Sometimes, some events can undermine this nice balance, the extreme case being the collapse of the network: the well-known black-out. In addition to possible technical incidents, these events can also take the form of natural phenomenon (storm, earthquake, tsunami...) or an aggression of human origin (sabotage or cyberattack...).
The flap of a butterfly’s wings in the Balkans…
The news has just reminded us that when it comes to electricity, a "political" disagreement between two neighbouring countries can be a cause of disruption for the whole Europe. It is this situation that has affected - quite discreetly until recently, but significantly - the European network for almost two months.
Since January, given its difficulties to recover the costs of electricity supplied to customers in the North of the country (mostly of Serbian origin), the transmission system operator in Kosovo has indeed reduced its injections in the network, without actually limiting consumptions. Serbia, which must ensure the generation-consumption balance for the entire Balkan sub-region, was supposed to make up for this generation drop. But because of the disagreements between the two countries, Serbia decided to maintain this imbalance.
However, on the electricity networks, it is key to ensure that production and consumption are equal at every moment, otherwise the maintenance of the frequency on the network is challenged. In the current case, the accumulated energy loss has exceeded 110 GWh and has resulted in a decrease of the frequency to an average of 49,996 Hz: these numbers may sound insignificant compared to the total annual production in Europe , that exceed 3 000 TWh or to the usual frequency level of the electricity system.
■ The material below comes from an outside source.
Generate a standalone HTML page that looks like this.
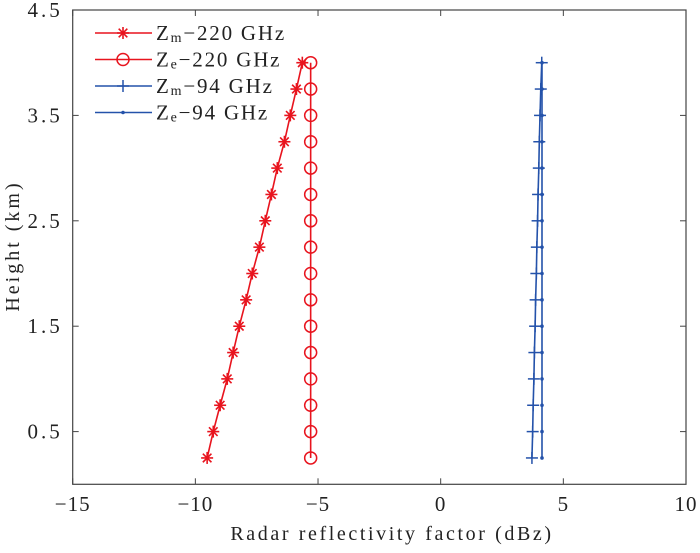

… creates delays all across Europe!
This tiny decrease of the frequency, however, led to a slow-down of 6 minutes of all the clocks directly connected to the European electricity grid (household appliances, devices…).
And if the deficit of energy production, and consequently, the decrease of the frequency, had been more important, the consequences would also have been of a much higher magnitude, with dysfunctions and failures of numerous electrical devices, even a general instability of the grid and power cuts.
Networks and electricity markets are a complex system, the rules of which must not be changed carelessly
Thanks to the alarm bell sounded by other European transmission system operators, the focus is now on finding a political settlement between the network operators of Kosovo and Serbia.
This incident shows, however, how much solidarity and coordination, especially when it comes to transmission networks, is a vital necessity for the entire European continent. It also has the merit to remind that this highly technical system works all year around thanks to the shadow work of transmission system operators and their employees.
This episode also emphasizes that in front of complex and key technical and operational challenges, the legislative and regulatory evolutions should be conducted on the basis of sound studies and careful approaches. Once again, the European cooperation of transmission operators, dating back several decades and is carried mostly on a voluntary basis, has proved its worth!
 Excluding Ukraine, Belarus and Moldova.